Notre Dame's brainy standards are a big reason it can no longer recruit as many blue-chip players. Even so, diehard Irish fans argue it's important to the student-athlete ethos that top schools be able to compete in Division I football. But they're assuming a real student-athlete ethos still exists at that level, or that Division I football is still a respected institution. It isn't — especially when it chooses its champion via the opaque and convoluted Bowl Championship Series. That's why other prestigious universities that have Division I programs, like Stanford and Northwestern, no longer lose sleep over the fact that their teams aren't in the trophy hunt.

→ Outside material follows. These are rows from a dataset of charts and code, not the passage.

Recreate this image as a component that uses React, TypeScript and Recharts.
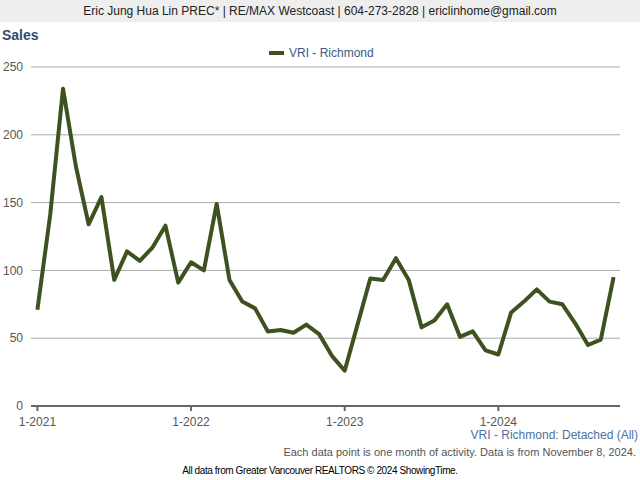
import React from "react";
import { LineChart, Line, XAxis, YAxis, CartesianGrid } from "recharts";

const months: number[] = Array.from({ length: 46 }, (_, i) => i);
const sales: number[] = [
  71, 141, 234, 177, 134, 154, 93, 114, 107, 117, 133, 91,
  106, 100, 149, 93, 77, 72, 55, 56, 54, 60, 53, 37,
  26, 60, 94, 93, 109, 93, 58, 63, 75, 51, 55, 41,
  38, 69, 77, 86, 77, 75, 61, 45, 49, 95,
];
const xTickIndex: number[] = [0, 12, 24, 36];
const xTickLabels: string[] = ["1-2021", "1-2022", "1-2023", "1-2024"];
const yTicks: number[] = [0, 50, 100, 150, 200, 250];

const data = months.map((m, i) => ({ m, v: sales[i] }));

const FONT = "'Liberation Sans', Arial, sans-serif";

export default function App() {
  return (
    <div
      style={{
        position: "fixed",
        left: 0,
        top: 0,
        width: 640,
        height: 480,
        background: "#ffffff",
        fontFamily: FONT,
        overflow: "hidden",
      }}
    >
      <div
        style={{
          position: "absolute",
          left: 0,
          top: 0,
          width: 640,
          height: 22,
          background: "#eeeeee",
          color: "#222",
          fontSize: 12,
          lineHeight: "22px",
          textAlign: "center",
        }}
      >
        Eric Jung Hua Lin PREC* | RE/MAX Westcoast | 604-273-2828 | ericlinhome@gmail.com
      </div>
      <div
        style={{
          position: "absolute",
          left: 2,
          top: 26,
          fontSize: 14,
          fontWeight: "bold",
          color: "#2d4d70",
          lineHeight: "18px",
        }}
      >
        Sales
      </div>
      <div
        style={{
          position: "absolute",
          left: 269,
          top: 45,
          height: 16,
          display: "flex",
          alignItems: "center",
          fontSize: 12,
          color: "#3a5a80",
        }}
      >
        <span
          style={{
            display: "inline-block",
            width: 15,
            height: 4,
            background: "#3e5220",
            marginRight: 5,
          }}
        />
        VRI - Richmond
      </div>
      <div style={{ position: "absolute", left: 0, top: 0 }}>
        <LineChart
          width={640}
          height={480}
          data={data}
          margin={{ top: 67, right: 20, bottom: 0, left: 0 }}
        >
          <CartesianGrid vertical={false} stroke="#aaaaaa" strokeWidth={1} />
          <XAxis
            dataKey="m"
            type="number"
            domain={[-0.5, 45.5]}
            ticks={xTickIndex}
            tickFormatter={(t: number) => xTickLabels[xTickIndex.indexOf(t)] ?? ""}
            height={74}
            stroke="#666666"
            axisLine={{ stroke: "#666666", strokeWidth: 2 }}
            tickLine={{ stroke: "#666666", strokeWidth: 2 }}
            tickSize={5}
            tickMargin={6}
            tick={{ fill: "#555555", fontSize: 12, fontFamily: FONT }}
          />
          <YAxis
            domain={[0, 250]}
            ticks={yTicks}
            width={31}
            axisLine={false}
            tickLine={false}
            tick={{ fill: "#555555", fontSize: 12, fontFamily: FONT }}
          />
          <Line
            type="linear"
            dataKey="v"
            stroke="#3e5220"
            strokeWidth={4}
            dot={false}
            isAnimationActive={false}
            strokeLinejoin="round"
          />
        </LineChart>
      </div>
      <div
        style={{
          position: "absolute",
          right: 2,
          top: 427,
          fontSize: 12,
          color: "#4a72a0",
          lineHeight: "16px",
        }}
      >
        VRI - Richmond: Detached (All)
      </div>
      <div
        style={{
          position: "absolute",
          right: 4,
          top: 445,
          fontSize: 11,
          color: "#555555",
          lineHeight: "14px",
        }}
      >
        Each data point is one month of activity. Data is from November 8, 2024.
      </div>
      <div
        style={{
          position: "absolute",
          left: 0,
          width: 640,
          top: 464,
          fontSize: 10,
          letterSpacing: -0.4,
          color: "#000",
          textAlign: "center",
          lineHeight: "13px",
        }}
      >
        All data from Greater Vancouver REALTORS © 2024 ShowingTime.
      </div>
    </div>
  );
}
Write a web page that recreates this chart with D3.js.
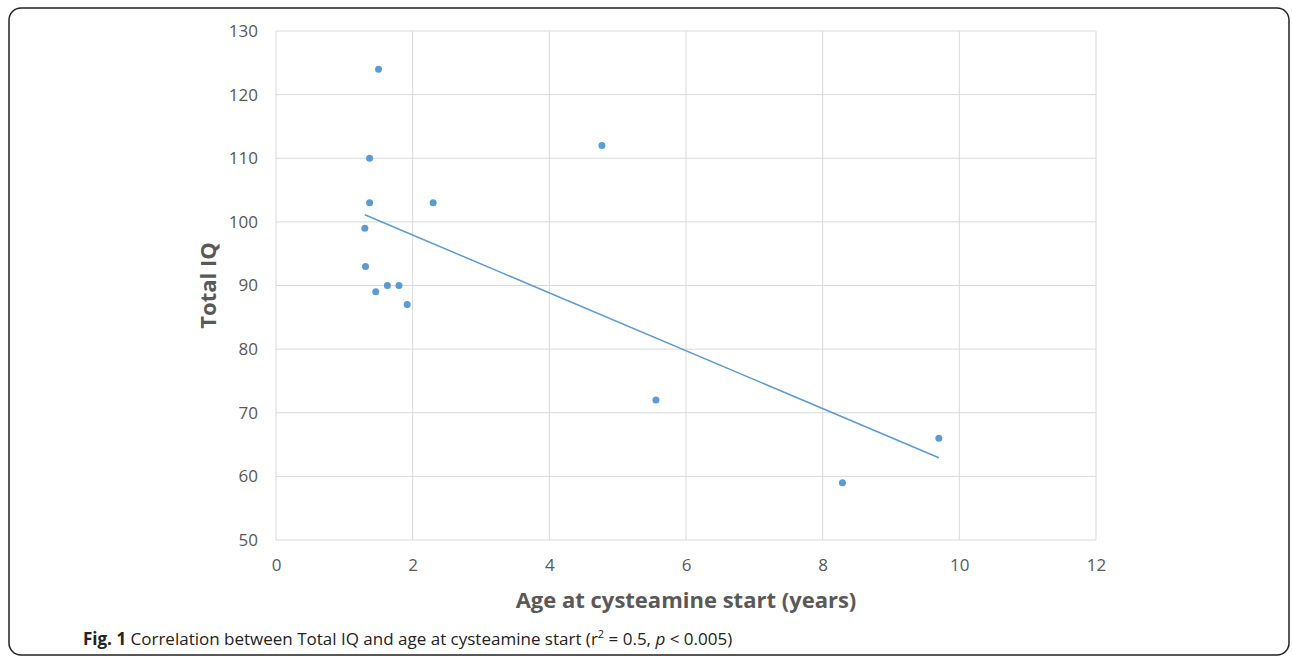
<!DOCTYPE html>
<html lang="en">
<head>
<meta charset="UTF-8">
<title>Total IQ vs age at cysteamine start</title>
<script src="https://cdn.jsdelivr.net/npm/d3@7"></script>
<style>
  body { margin: 0; background: #fff; }
  svg { display: block; }
</style>
</head>
<body>
<script>
// data
var ages = [1.50, 1.37, 1.37, 1.30, 1.31, 1.46, 1.63, 1.80, 1.92, 2.30, 4.77, 5.56, 8.29, 9.70];
var iq   = [124, 110, 103, 99, 93, 89, 90, 90, 87, 103, 112, 72, 59, 66];
var xTicks = [0, 2, 4, 6, 8, 10, 12];
var yTicks = [50, 60, 70, 80, 90, 100, 110, 120, 130];

var W = 1292, H = 658;
var pLeft = 276, pRight = 1096, pTop = 31, pBottom = 540;
var blue = "#5b9bd5", grey = "#595959";

var svg = d3.select("body").append("svg")
    .attr("width", W).attr("height", H);

// outer frame
svg.append("rect")
    .attr("x", 9).attr("y", 8)
    .attr("width", 1280).attr("height", 647)
    .attr("rx", 12)
    .attr("fill", "none")
    .attr("stroke", "#222")
    .attr("stroke-width", 1.5);

var x = d3.scaleLinear().domain([0, 12]).range([pLeft, pRight]);
var y = d3.scaleLinear().domain([50, 130]).range([pBottom, pTop]);

// grid
svg.append("g").selectAll("line").data(xTicks).enter().append("line")
    .attr("x1", function(d) { return x(d); })
    .attr("x2", function(d) { return x(d); })
    .attr("y1", pTop).attr("y2", pBottom)
    .attr("stroke", "#d9d9d9");
svg.append("g").selectAll("line").data(yTicks).enter().append("line")
    .attr("y1", function(d) { return y(d); })
    .attr("y2", function(d) { return y(d); })
    .attr("x1", pLeft).attr("x2", pRight)
    .attr("stroke", "#d9d9d9");

// axes (labels only, no tick marks)
var xAxis = svg.append("g")
    .attr("transform", "translate(0," + pBottom + ")")
    .call(d3.axisBottom(x).tickValues(xTicks).tickSize(0).tickPadding(19));
var yAxis = svg.append("g")
    .attr("transform", "translate(" + pLeft + ",0)")
    .call(d3.axisLeft(y).tickValues(yTicks).tickSize(0).tickPadding(18));
[xAxis, yAxis].forEach(function(a) {
    a.select(".domain").remove();
    a.selectAll("text")
        .attr("fill", grey)
        .style("font-family", "'Open Sans', sans-serif")
        .style("font-size", "17px");
});

// regression line
var mx = d3.mean(ages), my = d3.mean(iq);
var sxy = d3.sum(ages, function(a, i) { return (a - mx) * (iq[i] - my); });
var sxx = d3.sum(ages, function(a) { return (a - mx) * (a - mx); });
var slope = sxy / sxx, icpt = my - slope * mx;
var x0 = d3.min(ages), x1 = d3.max(ages);
svg.append("line")
    .attr("x1", x(x0)).attr("y1", y(icpt + slope * x0))
    .attr("x2", x(x1)).attr("y2", y(icpt + slope * x1))
    .attr("stroke", blue)
    .attr("stroke-width", 1.5);

// points
svg.append("g").selectAll("circle")
    .data(ages).enter().append("circle")
    .attr("cx", function(d) { return x(d); })
    .attr("cy", function(d, i) { return y(iq[i]); })
    .attr("r", 3.5)
    .attr("fill", blue);

// axis titles
svg.append("text")
    .attr("x", (pLeft + pRight) / 2).attr("y", 608)
    .attr("text-anchor", "middle")
    .attr("fill", grey)
    .style("font-family", "'Open Sans', sans-serif")
    .style("font-weight", "bold")
    .style("font-size", "22px")
    .text("Age at cysteamine start (years)");
svg.append("text")
    .attr("transform", "translate(216," + ((pTop + pBottom) / 2) + ") rotate(-90)")
    .attr("text-anchor", "middle")
    .attr("fill", grey)
    .style("font-family", "'Open Sans', sans-serif")
    .style("font-weight", "bold")
    .style("font-size", "22px")
    .text("Total IQ");

// caption
var cap = svg.append("text")
    .attr("x", 83).attr("y", 645)
    .attr("fill", "#222")
    .style("font-family", "'Open Sans', sans-serif")
    .style("font-size", "17px");
cap.append("tspan").style("font-weight", "bold").text("Fig. 1");
cap.append("tspan").text(" Correlation between Total IQ and age at cysteamine start (r");
cap.append("tspan").attr("dy", -7).style("font-size", "11px").text("2");
cap.append("tspan").attr("dy", 7).text(" = 0.5, ");
cap.append("tspan").style("font-style", "italic").text("p");
cap.append("tspan").text(" < 0.005)");
</script>
</body>
</html>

Win or lose, their devotees fill the stadiums each Saturday because they enjoy a premium college football game. But they don't suffer existential meltdowns if the team fails to reach the Meineke Car Care Bowl.

Nor should Notre Dame's. It's great that NBC still broadcasts every Irish home game; it indicates a nostalgic hunger out there for a less cynical college football tradition. But Notre Dame today has an obligation to put its scholarly tradition on its highest pedestal — higher than even its football coach messiahs.